Write each line of the material exactly as given, from the top through the line that contains "return np.column_stack([px, H - py])", and omit all pictures.

* * *

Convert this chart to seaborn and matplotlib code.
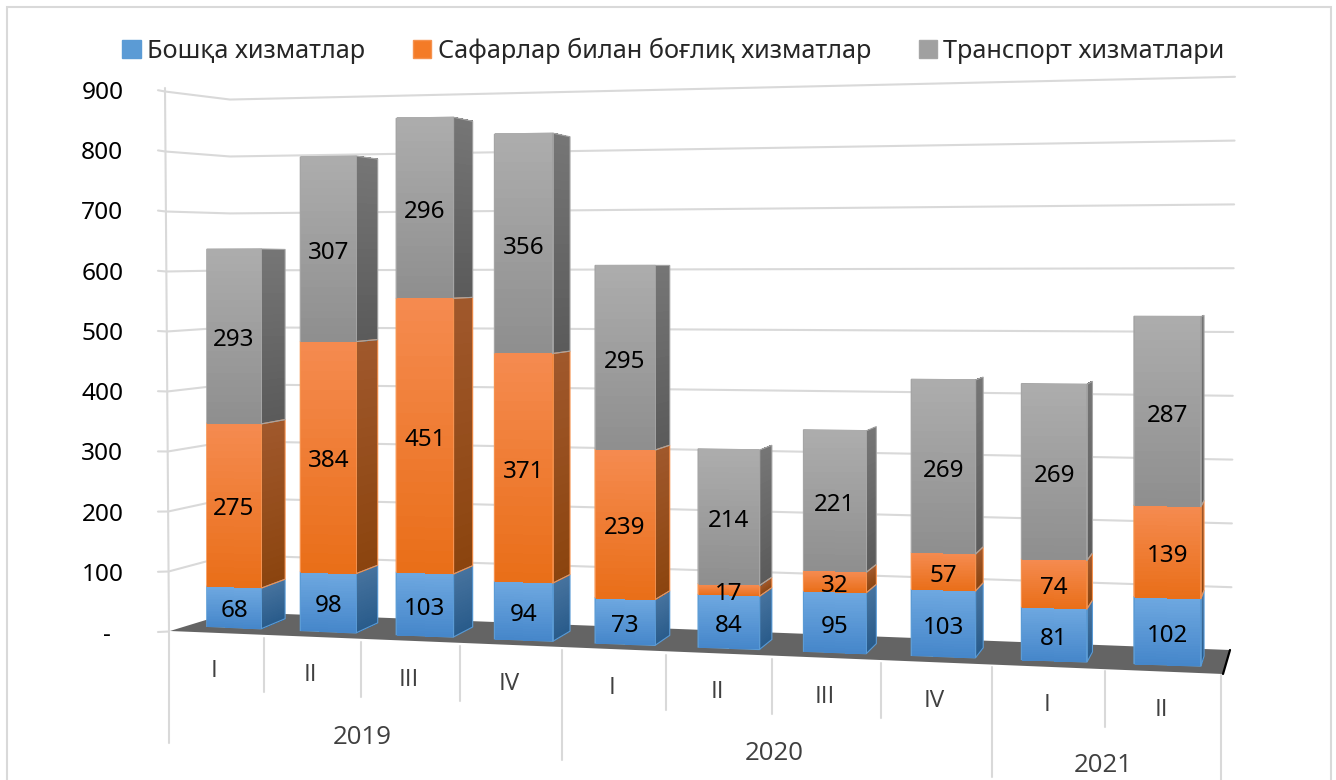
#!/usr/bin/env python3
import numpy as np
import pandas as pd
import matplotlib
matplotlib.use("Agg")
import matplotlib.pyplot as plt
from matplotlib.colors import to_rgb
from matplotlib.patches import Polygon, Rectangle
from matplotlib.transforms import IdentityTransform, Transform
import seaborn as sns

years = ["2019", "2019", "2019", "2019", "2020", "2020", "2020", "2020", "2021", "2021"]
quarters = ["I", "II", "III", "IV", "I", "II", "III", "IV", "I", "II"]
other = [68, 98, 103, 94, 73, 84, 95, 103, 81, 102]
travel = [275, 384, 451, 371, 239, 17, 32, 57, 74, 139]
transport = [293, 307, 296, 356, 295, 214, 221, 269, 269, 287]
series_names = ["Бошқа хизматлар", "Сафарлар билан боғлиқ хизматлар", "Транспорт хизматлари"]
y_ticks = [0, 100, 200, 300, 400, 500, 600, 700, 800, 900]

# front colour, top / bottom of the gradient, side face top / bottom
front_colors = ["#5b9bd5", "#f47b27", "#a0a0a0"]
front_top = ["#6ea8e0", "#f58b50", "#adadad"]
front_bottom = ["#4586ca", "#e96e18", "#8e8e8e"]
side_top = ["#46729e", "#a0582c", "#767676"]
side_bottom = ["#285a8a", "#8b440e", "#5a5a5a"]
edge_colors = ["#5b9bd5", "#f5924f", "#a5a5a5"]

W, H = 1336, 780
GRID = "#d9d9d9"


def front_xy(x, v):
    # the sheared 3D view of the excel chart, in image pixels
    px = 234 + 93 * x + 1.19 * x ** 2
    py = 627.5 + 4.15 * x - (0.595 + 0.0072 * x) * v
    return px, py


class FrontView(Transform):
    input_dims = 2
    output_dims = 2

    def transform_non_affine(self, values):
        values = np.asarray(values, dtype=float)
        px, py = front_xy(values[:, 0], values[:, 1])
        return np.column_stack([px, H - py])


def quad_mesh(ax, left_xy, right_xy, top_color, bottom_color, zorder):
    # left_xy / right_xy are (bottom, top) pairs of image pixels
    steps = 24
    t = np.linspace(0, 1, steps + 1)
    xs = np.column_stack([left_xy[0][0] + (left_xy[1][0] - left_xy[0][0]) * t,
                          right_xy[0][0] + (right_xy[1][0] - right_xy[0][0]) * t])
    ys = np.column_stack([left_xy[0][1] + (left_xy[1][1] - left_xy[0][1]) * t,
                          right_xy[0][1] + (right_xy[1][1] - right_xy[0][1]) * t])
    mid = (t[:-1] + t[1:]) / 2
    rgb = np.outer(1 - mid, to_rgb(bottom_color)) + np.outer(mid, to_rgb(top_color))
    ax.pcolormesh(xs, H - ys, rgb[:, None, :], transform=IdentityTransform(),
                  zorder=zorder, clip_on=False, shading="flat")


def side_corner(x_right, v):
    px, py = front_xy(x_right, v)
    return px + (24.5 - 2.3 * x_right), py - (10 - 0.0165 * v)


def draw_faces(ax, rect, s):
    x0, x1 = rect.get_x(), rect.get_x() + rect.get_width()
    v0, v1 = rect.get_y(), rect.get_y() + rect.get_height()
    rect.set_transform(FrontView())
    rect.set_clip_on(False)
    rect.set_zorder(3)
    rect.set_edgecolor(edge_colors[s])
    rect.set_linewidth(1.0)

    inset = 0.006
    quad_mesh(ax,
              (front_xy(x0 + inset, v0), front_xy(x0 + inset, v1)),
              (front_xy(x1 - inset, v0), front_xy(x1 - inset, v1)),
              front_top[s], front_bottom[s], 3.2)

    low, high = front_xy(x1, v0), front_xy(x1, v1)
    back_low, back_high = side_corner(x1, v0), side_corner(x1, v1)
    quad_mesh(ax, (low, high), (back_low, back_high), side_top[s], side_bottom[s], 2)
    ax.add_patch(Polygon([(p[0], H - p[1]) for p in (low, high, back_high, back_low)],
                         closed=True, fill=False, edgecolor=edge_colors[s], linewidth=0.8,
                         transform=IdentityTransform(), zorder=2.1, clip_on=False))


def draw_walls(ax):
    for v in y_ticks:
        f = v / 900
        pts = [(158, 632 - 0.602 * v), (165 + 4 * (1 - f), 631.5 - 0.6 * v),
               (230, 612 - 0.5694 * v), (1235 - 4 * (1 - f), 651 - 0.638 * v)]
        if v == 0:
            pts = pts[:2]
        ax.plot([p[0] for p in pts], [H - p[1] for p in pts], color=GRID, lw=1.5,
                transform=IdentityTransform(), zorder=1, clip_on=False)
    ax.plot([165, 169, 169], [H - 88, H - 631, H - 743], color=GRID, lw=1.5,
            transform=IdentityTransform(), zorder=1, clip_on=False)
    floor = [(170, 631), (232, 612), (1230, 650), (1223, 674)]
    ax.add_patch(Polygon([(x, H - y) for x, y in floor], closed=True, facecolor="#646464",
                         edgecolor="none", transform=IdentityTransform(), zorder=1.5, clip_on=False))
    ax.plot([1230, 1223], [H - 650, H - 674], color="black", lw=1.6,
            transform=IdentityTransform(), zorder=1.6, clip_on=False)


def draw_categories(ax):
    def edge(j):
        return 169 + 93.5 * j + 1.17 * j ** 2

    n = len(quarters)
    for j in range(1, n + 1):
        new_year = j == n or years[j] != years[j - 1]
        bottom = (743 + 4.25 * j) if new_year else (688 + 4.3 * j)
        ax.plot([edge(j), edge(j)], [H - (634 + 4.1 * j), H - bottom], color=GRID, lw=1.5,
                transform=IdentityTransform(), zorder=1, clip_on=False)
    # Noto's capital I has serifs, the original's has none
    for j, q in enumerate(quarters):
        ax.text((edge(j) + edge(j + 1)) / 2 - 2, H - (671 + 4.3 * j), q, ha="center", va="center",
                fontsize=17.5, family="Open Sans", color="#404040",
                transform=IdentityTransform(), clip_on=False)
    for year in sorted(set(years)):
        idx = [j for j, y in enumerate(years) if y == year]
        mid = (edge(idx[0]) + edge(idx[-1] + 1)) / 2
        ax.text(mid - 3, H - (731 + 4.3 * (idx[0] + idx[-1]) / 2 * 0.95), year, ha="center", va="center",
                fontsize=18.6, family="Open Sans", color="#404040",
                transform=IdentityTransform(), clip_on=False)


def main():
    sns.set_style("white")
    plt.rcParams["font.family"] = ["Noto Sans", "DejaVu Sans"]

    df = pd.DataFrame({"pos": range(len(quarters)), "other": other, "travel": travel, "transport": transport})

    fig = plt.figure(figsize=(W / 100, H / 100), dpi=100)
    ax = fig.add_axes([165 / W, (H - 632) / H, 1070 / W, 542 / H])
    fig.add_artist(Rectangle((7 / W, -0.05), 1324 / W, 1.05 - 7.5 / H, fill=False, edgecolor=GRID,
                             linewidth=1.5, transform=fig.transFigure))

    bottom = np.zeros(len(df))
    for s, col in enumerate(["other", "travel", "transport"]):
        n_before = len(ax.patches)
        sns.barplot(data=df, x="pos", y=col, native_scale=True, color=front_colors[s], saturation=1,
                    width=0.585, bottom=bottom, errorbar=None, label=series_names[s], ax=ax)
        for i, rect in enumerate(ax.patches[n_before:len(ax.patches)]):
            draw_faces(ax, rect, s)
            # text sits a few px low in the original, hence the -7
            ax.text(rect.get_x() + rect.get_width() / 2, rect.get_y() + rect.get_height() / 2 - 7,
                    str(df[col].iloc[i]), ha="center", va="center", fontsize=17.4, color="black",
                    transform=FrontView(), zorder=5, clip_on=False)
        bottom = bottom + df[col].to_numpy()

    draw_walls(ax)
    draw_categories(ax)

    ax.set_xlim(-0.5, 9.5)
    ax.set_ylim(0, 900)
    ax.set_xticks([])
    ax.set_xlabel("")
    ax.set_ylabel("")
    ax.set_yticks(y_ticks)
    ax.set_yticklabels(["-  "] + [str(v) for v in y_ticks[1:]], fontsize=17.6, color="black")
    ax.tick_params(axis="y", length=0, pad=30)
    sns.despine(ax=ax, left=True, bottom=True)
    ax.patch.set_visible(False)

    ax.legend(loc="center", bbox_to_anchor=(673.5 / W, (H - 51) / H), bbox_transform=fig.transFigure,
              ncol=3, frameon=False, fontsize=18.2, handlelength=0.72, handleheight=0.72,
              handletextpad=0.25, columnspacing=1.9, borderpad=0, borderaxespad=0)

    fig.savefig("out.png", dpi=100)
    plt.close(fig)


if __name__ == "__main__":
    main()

* * *

> _THE COMPLETED TASK_:
Convert this chart to seaborn and matplotlib code.
#!/usr/bin/env python3
import numpy as np
import pandas as pd
import matplotlib
matplotlib.use("Agg")
import matplotlib.pyplot as plt
from matplotlib.colors import to_rgb
from matplotlib.patches import Polygon, Rectangle
from matplotlib.transforms import IdentityTransform, Transform
import seaborn as sns

years = ["2019", "2019", "2019", "2019", "2020", "2020", "2020", "2020", "2021", "2021"]
quarters = ["I", "II", "III", "IV", "I", "II", "III", "IV", "I", "II"]
other = [68, 98, 103, 94, 73, 84, 95, 103, 81, 102]
travel = [275, 384, 451, 371, 239, 17, 32, 57, 74, 139]
transport = [293, 307, 296, 356, 295, 214, 221, 269, 269, 287]
series_names = ["Бошқа хизматлар", "Сафарлар билан боғлиқ хизматлар", "Транспорт хизматлари"]
y_ticks = [0, 100, 200, 300, 400, 500, 600, 700, 800, 900]

# front colour, top / bottom of the gradient, side face top / bottom
front_colors = ["#5b9bd5", "#f47b27", "#a0a0a0"]
front_top = ["#6ea8e0", "#f58b50", "#adadad"]
front_bottom = ["#4586ca", "#e96e18", "#8e8e8e"]
side_top = ["#46729e", "#a0582c", "#767676"]
side_bottom = ["#285a8a", "#8b440e", "#5a5a5a"]
edge_colors = ["#5b9bd5", "#f5924f", "#a5a5a5"]

W, H = 1336, 780
GRID = "#d9d9d9"


def front_xy(x, v):
    # the sheared 3D view of the excel chart, in image pixels
    px = 234 + 93 * x + 1.19 * x ** 2
    py = 627.5 + 4.15 * x - (0.595 + 0.0072 * x) * v
    return px, py


class FrontView(Transform):
    input_dims = 2
    output_dims = 2

    def transform_non_affine(self, values):
        values = np.asarray(values, dtype=float)
        px, py = front_xy(values[:, 0], values[:, 1])
        return np.column_stack([px, H - py])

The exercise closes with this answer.